Kafka is built for long-running connections, and using Lambda does not fulfill this requirement due to its ephemeral nature. An excessive number of connections and high connection rates can lead to an overloaded cluster. However, using Lambda as a consumer of the Amazon MSK cluster is perfectly acceptable and can be a great choice for specific workloads.

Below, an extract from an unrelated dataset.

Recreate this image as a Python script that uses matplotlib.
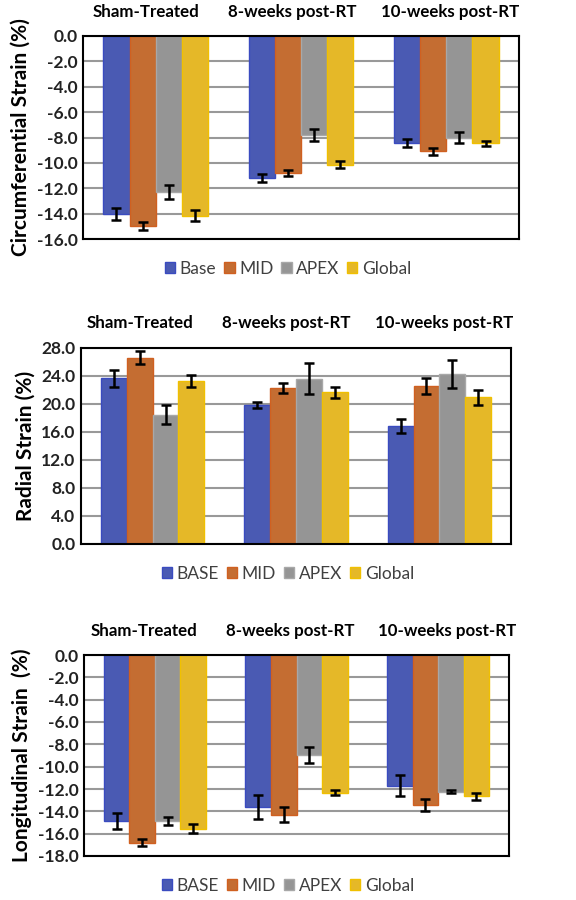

MONITOR NEW CLIENT CONNECTIONS CREATED PER APPLICATION

Customers should implement client monitoring alongside the existing server-side metrics to capture client connection metrics, including:

  • Connection creation rate
  • Connection close rate
  • Connection count

The Kafka producer includes a buffer pool that stores records waiting to be sent to the server, along with a background I/O thread that converts these records into requests and sends them to the cluster. The `send()` method operates asynchronously and returns a Future. When invoked, it adds the record to a buffer of pending sends and returns immediately, enabling the producer to batch individual records for greater efficiency.

However, if you use the send function without waiting for an acknowledgment (as shown below), you won’t be able to manage any errors that arise, resulting in no delivery guarantee. This can be viewed as a “fire and forget” approach. It’s important to note that the acks configuration in Kafka will still be respected, but you won’t be able to handle timeouts, network issues, or other errors.

Poor Example:

// send data - asynchronous
producer.send(producerRecord);

Right way to do this is to add a callback to the send method to handle the response back from the server.

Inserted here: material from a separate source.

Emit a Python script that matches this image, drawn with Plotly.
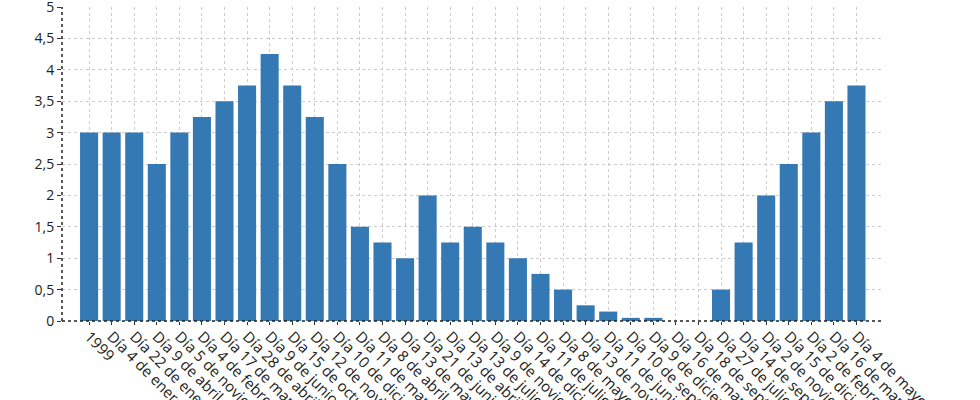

public void AsyncLambdaHandler() {

        Properties props = new Properties();
        props.put(
                ProducerConfig.KEY_SERIALIZER_CLASS_CONFIG, StringSerializer.class);
        props.put(ProducerConfig.VALUE_SERIALIZER_CLASS_CONFIG, StringSerializer.class);
        props.put(ProducerConfig.BOOTSTRAP_SERVERS_CONFIG, "BOOTSTRAP_SERVERS");
        props.put(ProducerConfig.ACKS_CONFIG, 1);
        producer = new KafkaProducer<>(props);

    }

    public void handleRequest(InputStream input, OutputStream output, Context context) throws Exception {

        String value = new String("Dummy_Payload");
        ProducerRecord<String, String> record = new ProducerRecord<>("topic", value);
        producer.send(record, new Callback() {

            @Override
            public void onCompletion(RecordMetadata metadata, Exception exception) {
                try {
                    if (exception == null) {
                        String successMessage = "Message sent successfully to topic  at partition " + metadata.partition() + " with offset " + metadata.offset();
                        logger.info("Message sent successfully to topic");
                    } else {
                        String errorMessage = "Failed to send message: " + exception.toString();
                        logger.error(errorMessage);
                    }

                } catch (Exception e) {
                    e.printStackTrace();
                }

            }
        });
    }

However, Lambda has a maximum runtime of 15 minutes. If a function runs for the full 15 minutes and ends without completing all callback functions, the next Lambda invocation from the same execution environment can resume where the previous one left off. This is possible only if the Lambda execution environment is reused between invocations.

KAFKA CLIENT CONSIDERATIONS

Increase the `linger.ms` to at least 5-10 ms and double the default `batch.size`. This will help send larger batches to the MSK cluster and reduce the number of Lambda invocations.

USE LAMBDA FOR LOW VOLUME THROUGHPUT AND SPIKY WORKLOAD

Using Lambda as a producer is ideal when the volume of incoming events is low and has a spiky pattern. This setup helps ensure that

1)  A limited number of Lambda functions are invoked, and

2)  If functions are invoked, they complete within their lifecycle. It is generally advisable to utilize containers as Kafka producer clients for improved stability and overall performance.

COST CHALLENGES

For high throughput scenarios, Lambda may be more expensive than a containerized solution since Lambda pricing is based on the number of function invocations.

ALTERNATIVE TO LAMBDA FOR PRODUCING MESSAGES

You can utilize Amazon ECS with Fargate or Amazon EKS to run your producer.